My fixation on them notwithstanding, exhaustion and despair were by no means the norm at Microsoft . It was only at the end of their careers that employees there would give in to them, overwhelmed at last not so much by Gates ’s demands as by their ceaselessness. The more you strived at Microsoft, and the greater your success, the more Gates demanded of you.

This had two effects that I found strange. One was that employees were energized rather than demoralized by the company’s voraciousness. They got high from it, coming to work under the most stressful of conditions visibly alive with a fierce joy, and leaving late at night feeling, at worst, blissfully tired. The other was that I was just as energized as they were. You could feel electric life in the air. Something in the atmosphere of that place took away my need for sleep, rest, television, and purposelessness. I turned into an aging juggernaut, a knowledge worker without portfolio. For more than a year, I would rise at 4:00 a.m. every weekday and catch a 4:45 bus that got me to the ferry terminal in time for the 5:35 sailing, the first one of the day. At 6:10, the ferry would land in Seattle and I would join the parade of longshoremen, Boeing workers, attorneys and stockbrokers walking off the boat. I would walk six blocks to the corner of Fourth and Union, and board an express bus full of food-service workers, hotel maids and software engineers that would deposit me on the Microsoft campus a few minutes before 7:00. There I would transcribe tapes, read e-mail and watch the team members I was following arrive one by one, all of them well before 9:00. Then I would begin a day of attending meetings, doing interviews, and typing transcriptions, notes, impressions and e-mail. I would leave at 5:30, make my way by bus, ferry and bus back home, arriving at 7:15. I spent all my commuting time in both directions reading company documents just like all the attorneys and technologists around me—real adults with real jobs, deadlines, obligations and ambitions.
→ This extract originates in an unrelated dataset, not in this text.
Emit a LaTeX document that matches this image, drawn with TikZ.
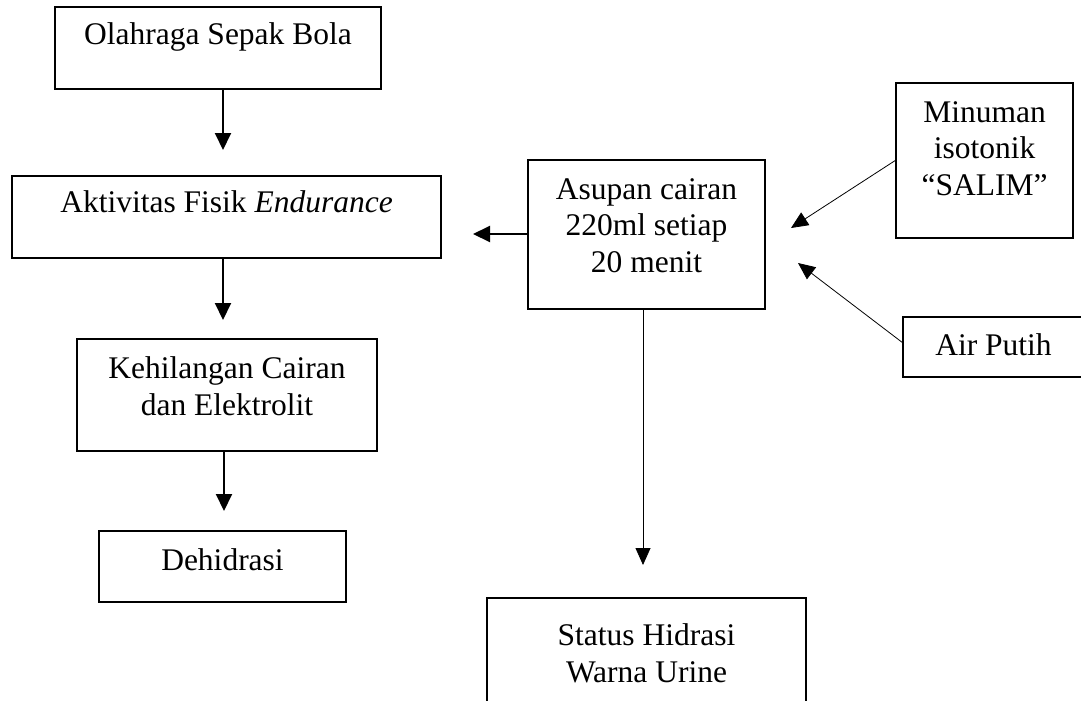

Life outside of Microsoft was barely noticeable, so wrapped up was I in the struggles and lives of the people I was stalking and in the problems posed by Sendak ’s development. Seattle, the city I would pass through from my home in the Sound to my work on the other side of the lake, was a barely noticeable blur. My family faded into the background. I took on the preoccupation—and the preoccupied air—of the people around me at Microsoft. It was as if I had been sucked into a parallel universe. I was aware that there was another, more real universe around me, one that evoked fond and distracting memories, but I could not bring myself to turn my attention to it for as long as I was v-fredm@microsoft.com , a card-carrying citizen of the Microsoft Empire.

Most of my days were spent in the office I shared with Kevin Gammill , a 25-year-old programmer who had been working at Microsoft first as a contractor, then as a fulltime employee, for seven years. Gammill had grown up in Gig Harbor , a small town southwest of Seattle, worked as a counterman at Kentucky Fried Chicken , delivered pizza and worked as night manager for a Gig Harbor Pietro’s Pizza outlet, worked one summer for United Parcel Service , been a student assistant in the University of Washington computer lab, and signed on at age 18 as a software developer for Microsoft. He worked as much as 120 hours per week while carrying a full academic load, majoring in computer science. He was shifted from contractor to employee when he was 21, during an IRS crackdown on Microsoft’s use of temporary workers. He married another Microsoft employee, Nicole Mitskog , that year, and the two bought a home in Kirkland , ten minutes by car from work. Within a year, their daughter, Cassidy, was born, and they settled into life as an upwardly mobile Microsoft couple.